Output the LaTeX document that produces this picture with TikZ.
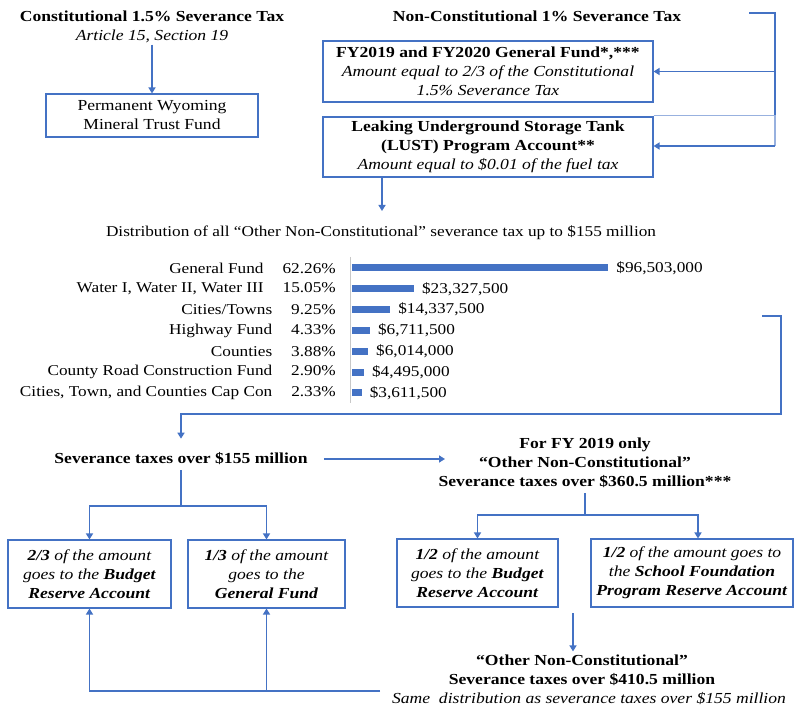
\documentclass[tikz,border=0pt]{standalone}
\usepackage{fontspec}
\setmainfont[FakeStretch=1.15]{Liberation Serif}
\usetikzlibrary{arrows.meta,calc}
\definecolor{bl}{RGB}{68,114,196}
\definecolor{axisgray}{RGB}{200,200,200}
\begin{document}
\begin{tikzpicture}[x=1pt,y=-1pt,
  every node/.style={font=\fontsize{15.3}{19}\selectfont, inner sep=0pt},
  txt/.style={align=center},
  hd/.style={align=center,font=\fontsize{15.3}{19}\selectfont\bfseries},
  boxn/.style={draw=bl, line width=1.1pt, align=center},
  chart/.style={font=\fontsize{15}{18}\selectfont},
  ln/.style={draw=bl, line width=1.5pt},
  arr/.style={ln, -{Triangle[length=6pt,width=7pt]}},
]
\useasboundingbox[fill=white] (0,0) rectangle (795,708);

% ---- top left
\node[txt] (hC) at (152,26.5) {\textbf{Constitutional 1.5\% Severance Tax}\\\textit{Article 15, Section 19}};
\node[boxn, minimum width=212pt, minimum height=43pt] (pwm) at (152,115.5) {Permanent Wyoming\\Mineral Trust Fund};
\draw[arr, shorten <=2pt] (hC.south) -- (pwm.north);

% ---- top right
\node[hd] (hN) at (537,16) {Non-Constitutional 1\% Severance Tax};
\node[boxn, minimum width=330pt, minimum height=61pt] (fy) at (488,71.5)
  {\textbf{FY2019 and FY2020 General Fund*,***}\\\textit{Amount equal to 2/3 of the Constitutional}\\\textit{1.5\% Severance Tax}};
\node[boxn, minimum width=330pt, minimum height=60pt] (lust) at (488,147)
  {\textbf{Leaking Underground Storage Tank}\\\textbf{(LUST) Program Account**}\\\textit{Amount equal to \$0.01 of the fuel tax}};
\coordinate (nt) at (749,13);
\coordinate (r1) at (775,13);
\coordinate (lne) at ([yshift=1pt]lust.north east);
\coordinate (rm) at (r1 |- lne);
\coordinate (r2) at (775,146);
\draw[ln] (nt) -- (r1) -- (rm);
\draw[draw=bl!55, line width=1.2pt] (lne) -- (rm) -- (r2);
\draw[arr] (r1 |- fy) -- (fy);
\draw[arr] (r2) -- (r2 -| lust.east);
\coordinate (d1) at (382,211);
\draw[arr] (lust.south -| d1) -- (d1);

% ---- chart
\node[chart] (dist) at (381,233) {Distribution of all “Other Non-Constitutional” severance tax up to \$155 million};
\draw[axisgray, line width=0.9pt] (350,257) -- (350,403);
\foreach \i/\name/\pct/\val/\len in {
  1/General Fund/62.26\%/\$96{,}503{,}000/256.2,
  2/{Water I, Water II, Water III}/15.05\%/\$23{,}327{,}500/61.9,
  3/Cities\slash Towns/9.25\%/\$14{,}337{,}500/38.1,
  4/Highway Fund/4.33\%/\$6{,}711{,}500/17.8,
  5/Counties/3.88\%/\$6{,}014{,}000/16.0,
  6/County Road Construction Fund/2.90\%/\$4{,}495{,}000/11.9,
  7/{Cities, Town, and Counties Cap Con}/2.33\%/\$3{,}611{,}500/9.6} {
  \pgfmathsetmacro{\yy}{268+20.83*(\i-1)}
  \node[chart, anchor=east] (lab\i) at (336,\yy) {\name\hspace{19pt}\pct};
  \fill[bl] (352,\yy-3.5) rectangle (352+\len,\yy+3.5);
  \node[chart, anchor=west] (val\i) at (360+\len,\yy) {\val};
}

% ---- connector from chart to over 155
\coordinate (ch1) at (762,316);
\coordinate (ch2) at (781,316);
\coordinate (ch3) at (781,414);
\node[hd] (sv155) at (181,459) {Severance taxes over \$155 million};
\draw[arr, shorten >=14pt] (ch1) -- (ch2) -- (ch3) -| (sv155.north);

% ---- FY 2019 block
\node[hd] (fyb) at (585,463) {For FY 2019 only\\“Other Non-Constitutional”\\Severance taxes over \$360.5 million***};
\coordinate (fyarr) at (445,458);
\draw[arr, shorten <=16pt] (sv155.east) -- (sv155.east -| fyarr);

% ---- left tree
\node[boxn, minimum width=163pt, minimum height=68pt] (bA) at (89.5,574)
  {\textit{\textbf{2/3} of the amount}\\\textit{goes to the \textbf{Budget}}\\\textit{\textbf{Reserve Account}}};
\node[boxn, minimum width=157pt, minimum height=68pt] (bB) at (266.5,574)
  {\textit{\textbf{1/3} of the amount}\\\textit{goes to the}\\\textit{\textbf{General Fund}}};
\coordinate (lt) at (181,506);
\draw[ln, shorten <=5pt] (sv155.south) -- (lt);
\draw[arr] (lt) -| (bA.north);
\draw[arr] (lt) -| (bB.north);

% ---- right tree
\node[boxn, minimum width=161pt, minimum height=68pt] (bC) at (477.5,573)
  {\textit{\textbf{1/2} of the amount}\\\textit{goes to the \textbf{Budget}}\\\textit{\textbf{Reserve Account}}};
\node[boxn, minimum width=202pt, minimum height=68pt] (bD) at (692,573)
  {\textit{\textbf{1/2} of the amount goes to}\\\textit{the \textbf{School Foundation}}\\\textit{\textbf{Program Reserve Account}}};
\coordinate (rt) at (585,515);
\draw[ln, shorten <=5pt] (fyb.south) -- (rt);
\draw[arr] (rt) -| (bC.north);
\draw[arr] (rt) -| ([xshift=6pt]bD.north);

% ---- bottom block
\node[hd] (onc) at (582,670) {“Other Non-Constitutional”\\Severance taxes over \$410.5 million};
\node[txt] (same) at (589,699) {\textit{Same\ \ distribution as severance taxes over \$155 million}};
\coordinate (ds) at (573,613);
\draw[arr, shorten >=3pt] (ds) -- (ds |- onc.north);

\coordinate (bl) at (380,691);
\draw[arr] (bl) -| (bA.south);
\draw[arr] (bB |- bl) -- (bB.south);
\end{tikzpicture}
\end{document}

- [WHAT YOU SHOULD DO]: Reproduce every line of the material precisely, omitting its pictures.

- [TASK RESULT]:
Output the LaTeX document that produces this picture with TikZ.
\documentclass[tikz,border=0pt]{standalone}
\usepackage{fontspec}
\setmainfont[FakeStretch=1.15]{Liberation Serif}
\usetikzlibrary{arrows.meta,calc}
\definecolor{bl}{RGB}{68,114,196}
\definecolor{axisgray}{RGB}{200,200,200}
\begin{document}
\begin{tikzpicture}[x=1pt,y=-1pt,
  every node/.style={font=\fontsize{15.3}{19}\selectfont, inner sep=0pt},
  txt/.style={align=center},
  hd/.style={align=center,font=\fontsize{15.3}{19}\selectfont\bfseries},
  boxn/.style={draw=bl, line width=1.1pt, align=center},
  chart/.style={font=\fontsize{15}{18}\selectfont},
  ln/.style={draw=bl, line width=1.5pt},
  arr/.style={ln, -{Triangle[length=6pt,width=7pt]}},
]
\useasboundingbox[fill=white] (0,0) rectangle (795,708);

% ---- top left
\node[txt] (hC) at (152,26.5) {\textbf{Constitutional 1.5\% Severance Tax}\\\textit{Article 15, Section 19}};
\node[boxn, minimum width=212pt, minimum height=43pt] (pwm) at (152,115.5) {Permanent Wyoming\\Mineral Trust Fund};
\draw[arr, shorten <=2pt] (hC.south) -- (pwm.north);

% ---- top right
\node[hd] (hN) at (537,16) {Non-Constitutional 1\% Severance Tax};
\node[boxn, minimum width=330pt, minimum height=61pt] (fy) at (488,71.5)
  {\textbf{FY2019 and FY2020 General Fund*,***}\\\textit{Amount equal to 2/3 of the Constitutional}\\\textit{1.5\% Severance Tax}};
\node[boxn, minimum width=330pt, minimum height=60pt] (lust) at (488,147)
  {\textbf{Leaking Underground Storage Tank}\\\textbf{(LUST) Program Account**}\\\textit{Amount equal to \$0.01 of the fuel tax}};
\coordinate (nt) at (749,13);
\coordinate (r1) at (775,13);
\coordinate (lne) at ([yshift=1pt]lust.north east);
\coordinate (rm) at (r1 |- lne);
\coordinate (r2) at (775,146);
\draw[ln] (nt) -- (r1) -- (rm);
\draw[draw=bl!55, line width=1.2pt] (lne) -- (rm) -- (r2);
\draw[arr] (r1 |- fy) -- (fy);
\draw[arr] (r2) -- (r2 -| lust.east);
\coordinate (d1) at (382,211);
\draw[arr] (lust.south -| d1) -- (d1);

% ---- chart
\node[chart] (dist) at (381,233) {Distribution of all “Other Non-Constitutional” severance tax up to \$155 million};
\draw[axisgray, line width=0.9pt] (350,257) -- (350,403);
\foreach \i/\name/\pct/\val/\len in {
  1/General Fund/62.26\%/\$96{,}503{,}000/256.2,
  2/{Water I, Water II, Water III}/15.05\%/\$23{,}327{,}500/61.9,
  3/Cities\slash Towns/9.25\%/\$14{,}337{,}500/38.1,
  4/Highway Fund/4.33\%/\$6{,}711{,}500/17.8,
  5/Counties/3.88\%/\$6{,}014{,}000/16.0,
  6/County Road Construction Fund/2.90\%/\$4{,}495{,}000/11.9,
  7/{Cities, Town, and Counties Cap Con}/2.33\%/\$3{,}611{,}500/9.6} {
  \pgfmathsetmacro{\yy}{268+20.83*(\i-1)}
  \node[chart, anchor=east] (lab\i) at (336,\yy) {\name\hspace{19pt}\pct};
  \fill[bl] (352,\yy-3.5) rectangle (352+\len,\yy+3.5);
  \node[chart, anchor=west] (val\i) at (360+\len,\yy) {\val};
}

% ---- connector from chart to over 155
\coordinate (ch1) at (762,316);
\coordinate (ch2) at (781,316);
\coordinate (ch3) at (781,414);
\node[hd] (sv155) at (181,459) {Severance taxes over \$155 million};
\draw[arr, shorten >=14pt] (ch1) -- (ch2) -- (ch3) -| (sv155.north);

% ---- FY 2019 block
\node[hd] (fyb) at (585,463) {For FY 2019 only\\“Other Non-Constitutional”\\Severance taxes over \$360.5 million***};
\coordinate (fyarr) at (445,458);
\draw[arr, shorten <=16pt] (sv155.east) -- (sv155.east -| fyarr);

% ---- left tree
\node[boxn, minimum width=163pt, minimum height=68pt] (bA) at (89.5,574)
  {\textit{\textbf{2/3} of the amount}\\\textit{goes to the \textbf{Budget}}\\\textit{\textbf{Reserve Account}}};
\node[boxn, minimum width=157pt, minimum height=68pt] (bB) at (266.5,574)
  {\textit{\textbf{1/3} of the amount}\\\textit{goes to the}\\\textit{\textbf{General Fund}}};
\coordinate (lt) at (181,506);
\draw[ln, shorten <=5pt] (sv155.south) -- (lt);
\draw[arr] (lt) -| (bA.north);
\draw[arr] (lt) -| (bB.north);

% ---- right tree
\node[boxn, minimum width=161pt, minimum height=68pt] (bC) at (477.5,573)
  {\textit{\textbf{1/2} of the amount}\\\textit{goes to the \textbf{Budget}}\\\textit{\textbf{Reserve Account}}};
\node[boxn, minimum width=202pt, minimum height=68pt] (bD) at (692,573)
  {\textit{\textbf{1/2} of the amount goes to}\\\textit{the \textbf{School Foundation}}\\\textit{\textbf{Program Reserve Account}}};
\coordinate (rt) at (585,515);
\draw[ln, shorten <=5pt] (fyb.south) -- (rt);
\draw[arr] (rt) -| (bC.north);
\draw[arr] (rt) -| ([xshift=6pt]bD.north);

% ---- bottom block
\node[hd] (onc) at (582,670) {“Other Non-Constitutional”\\Severance taxes over \$410.5 million};
\node[txt] (same) at (589,699) {\textit{Same\ \ distribution as severance taxes over \$155 million}};
\coordinate (ds) at (573,613);
\draw[arr, shorten >=3pt] (ds) -- (ds |- onc.north);

\coordinate (bl) at (380,691);
\draw[arr] (bl) -| (bA.south);
\draw[arr] (bB |- bl) -- (bB.south);
\end{tikzpicture}
\end{document}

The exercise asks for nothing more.